How does 3-D Secure 2.0 impact B2B SaaS conversion rates?

3DS2 is designed to facilitate frictionless authentication by sharing more data between the merchant and the issuer. In a B2B SaaS context, this means that many transactions can be exempted under the SCA rules for low-value payments or recurring transactions after the initial setup.

While the first transaction requires a challenge, subsequent Merchant Initiated Transactions (MITs) typically do not, provided the initial mandate was correctly authorised.

This maintains high security without interrupting the automated billing cycle, though issuers still retain the right to request a challenge if they detect unusual activity.

What is the difference between a soft decline and a hard decline in B2B billing?

A soft decline occurs when the issuer indicates a temporary issue, such as 'insufficient funds' or a 'system timeout'. These can often be recovered by retrying the card later or routing it through a different acquirer.

A hard decline is a permanent refusal, such as 'stolen card' or 'account closed'.

In B2B SaaS, distinguishing between these is critical; soft declines should trigger a dunning sequence, whereas hard declines require immediate outreach to the customer to update their payment method to prevent service interruption.

Can B2B SaaS merchants qualify for lower interchange rates on corporate cards?

Yes, by providing enhanced data. Most commercial and purchasing cards support Level 2 and Level 3 data processing.

By including information like the merchant's tax ID, the buyer's tax ID, and a breakdown of the items purchased, the transaction is considered lower risk by the card schemes.

In some regions, especially North America, this can lead to a reduction in the interchange fee compared to a standard 'card-not-present' transaction.
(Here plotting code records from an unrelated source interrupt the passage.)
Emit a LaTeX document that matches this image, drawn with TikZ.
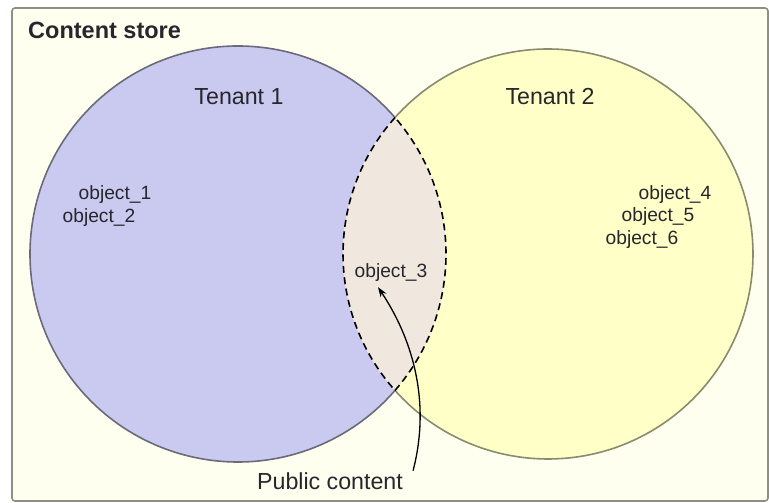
\documentclass[tikz,border=0pt]{standalone}
\usepackage{fontspec}
\setmainfont{Liberation Sans}
\usetikzlibrary{arrows.meta,calc}
\definecolor{bgcream}{HTML}{FFFFF0}
\definecolor{boxline}{HTML}{8E8E84}
\definecolor{oneFill}{HTML}{CACAF0}
\definecolor{twoFill}{HTML}{FFFFC8}
\definecolor{lensFill}{HTML}{F0E8DE}
\definecolor{oneLine}{HTML}{6A6A7A}
\definecolor{twoLine}{HTML}{8A8A6E}
\definecolor{txt}{HTML}{26262C}
\begin{document}
\begin{tikzpicture}[x=1pt,y=1pt,
  lbl/.style={inner sep=0pt,anchor=base,text=txt},
  objtxt/.style={lbl,font=\fontsize{19.2}{22}\selectfont},
  bigtxt/.style={lbl,font=\fontsize{23.2}{26}\selectfont},
  lensdash/.style={draw=black,line width=1.6pt,dash pattern=on 7pt off 4.5pt},
  arrowline/.style={draw=black,line width=1.3pt,-{Stealth[length=10pt,width=7pt]}}]
\useasboundingbox (0,0) rectangle (769,503);
\fill[white] (0,0) rectangle (769,503);
\draw[boxline,line width=1.6pt,fill=bgcream,rounded corners=3pt] (12,2) rectangle (768,495);
% circles
\coordinate (c1) at (238,249);
\coordinate (c2) at (548,249);
\fill[oneFill] (c1) circle (208pt);
\fill[twoFill] (c2) circle (205pt);
\begin{scope}
  \clip (c1) circle (208pt);
  \fill[lensFill] (c2) circle (205pt);
\end{scope}
% solid outer arcs
\draw[oneLine,line width=1.6pt] ($(c1)+(41:208pt)$) arc[start angle=41,end angle=319,radius=208pt];
\draw[twoLine,line width=1.6pt] ($(c2)+(-138.3:205pt)$) arc[start angle=-138.3,end angle=138.3,radius=205pt];
% dashed lens arcs
\draw[lensdash] ($(c1)+(-41:208pt)$) arc[start angle=-41,end angle=41,radius=208pt];
\draw[lensdash] ($(c2)+(138.3:205pt)$) arc[start angle=138.3,end angle=221.7,radius=205pt];
% texts
\node[lbl,anchor=base west,font=\bfseries\fontsize{23.5}{26}\selectfont] (store) at (28,464) {Content store};
\node[bigtxt] (t1) at (239,398) {Tenant 1};
\node[bigtxt] (t2) at (550,398) {Tenant 2};
\node[objtxt] (o1) at (115,303) {object\_1};
\node[objtxt] (o2) at (99,280) {object\_2};
\node[objtxt] (o4) at (675,303) {object\_4};
\node[objtxt] (o5) at (658,281) {object\_5};
\node[objtxt] (o6) at (642,258) {object\_6};
\node[objtxt] (o3) at (391,225) {object\_3};
\node[bigtxt] (pub) at (330,13) {Public content};
% arrow
\coordinate (pubtail) at ($(pub.east)+(10,11)$);
\coordinate (o3tip) at ($(o3.south)+(-13,-5)$);
\draw[arrowline] (pubtail) .. controls (432,105) and (410,168) .. (o3tip);
\end{tikzpicture}
\end{document}
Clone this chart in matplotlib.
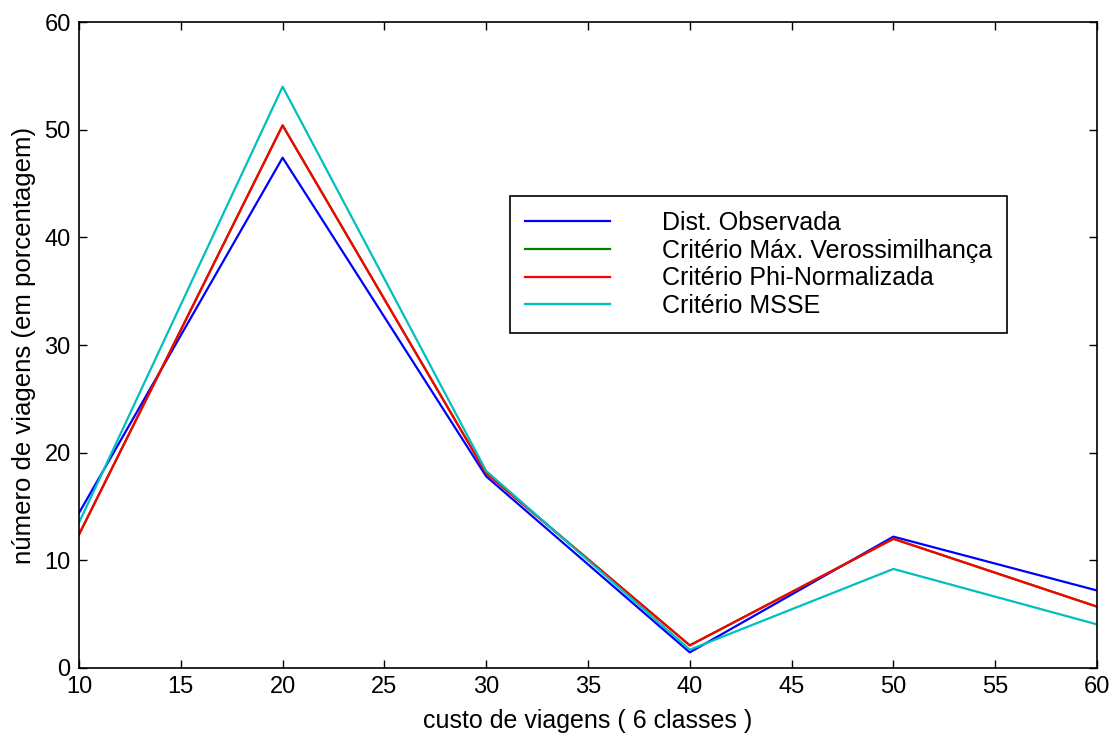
import matplotlib
matplotlib.use("Agg")
from matplotlib import pyplot as plt

# custo de viagens (6 classes)
custo = [10, 20, 30, 40, 50, 60]

# percentual de viagens por critério
observada = [14.4, 47.4, 17.8, 1.45, 12.2, 7.2]
max_verossim = [12.4, 50.4, 18.1, 2.1, 12.0, 5.7]
phi_normalizada = [12.4, 50.4, 18.1, 2.1, 12.0, 5.7]
msse = [13.5, 54.0, 18.3, 1.7, 9.2, 4.05]

labels = [
    "Dist. Observada",
    "Critério Máx. Verossimilhança",
    "Critério Phi-Normalizada",
    "Critério MSSE",
]

plt.rcParams["font.family"] = ["Liberation Sans", "DejaVu Sans"]

fig = plt.figure(figsize=(11.13, 7.36), dpi=100)
ax = fig.add_axes([0.071, 0.0924, 0.9146, 0.8776])

ax.plot(custo, observada, color="#0000ff", lw=1.6, label=labels[0])
ax.plot(custo, max_verossim, color="#008000", lw=1.6, label=labels[1])
ax.plot(custo, phi_normalizada, color="#ff0000", lw=1.6, label=labels[2])
ax.plot(custo, msse, color="#00bfbf", lw=1.6, label=labels[3])

ax.set_xlim(10, 60)
ax.set_ylim(0, 60)
ax.set_xticks(range(10, 61, 5))
ax.set_yticks(range(0, 61, 10))
ax.tick_params(direction="in", top=True, right=True, length=6, width=1,
               labelsize=17, pad=6)
for s in ax.spines.values():
    s.set_linewidth(1.2)

ax.set_xlabel("custo de viagens ( 6 classes )", fontsize=18, labelpad=8)
ax.set_ylabel("número de viagens (em porcentagem)", fontsize=18.5, labelpad=6)

leg = ax.legend(loc="upper left", bbox_to_anchor=(0.423, 0.731),
                fontsize=18, frameon=True, fancybox=False,
                handlelength=3.4, handletextpad=2.1, labelspacing=0.15,
                borderpad=0.6, borderaxespad=0)
leg.get_frame().set_edgecolor("black")
leg.get_frame().set_linewidth(1.2)
leg.get_frame().set_alpha(1)

fig.savefig("out.png", dpi=100)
This requires a gateway and processor capable of transmitting these additional fields during authorisation.

What role does an account updater play in reducing subscription churn?

An account updater is a service provided by card schemes (Visa, Mastercard) that allows merchants to receive notification of changes to a customer's card details, such as a new expiry date or a new card number issued after a loss.

For B2B SaaS companies, this is vital because it ensures that recurring billing continues without the customer needing to manually update their billing portal. This reduces involuntary churn and maintains continuity in high-value enterprise contracts.

Why is smart routing important for international B2B software sales?

Issuers are statistically more likely to approve transactions that are processed by an acquirer in the same region.

If a UK-based SaaS company attempts to bill a US corporate card using a local UK acquirer, the risk of a decline increases due to cross-border fraud flags. Smart routing allows the payment to be directed to a US-based acquirer, presenting the transaction as domestic.

This reduces refusal rates, lowers cross-border fees, and ensures a more reliable payment experience for the enterprise client.

How should B2B SaaS companies handle partial payments or credit notes?

In a robust payment setup, the orchestration layer should support partial refunds and the application of credits against future invoices.

When a B2B client downgrades their service mid-month, the system should generate a credit note that resides in the billing logic, which then adjusts the next authorisation request sent to the gateway.

This ensures the customer is only billed the net amount, reducing the administrative overhead of issuing manual refunds and maintaining accurate ledger balances.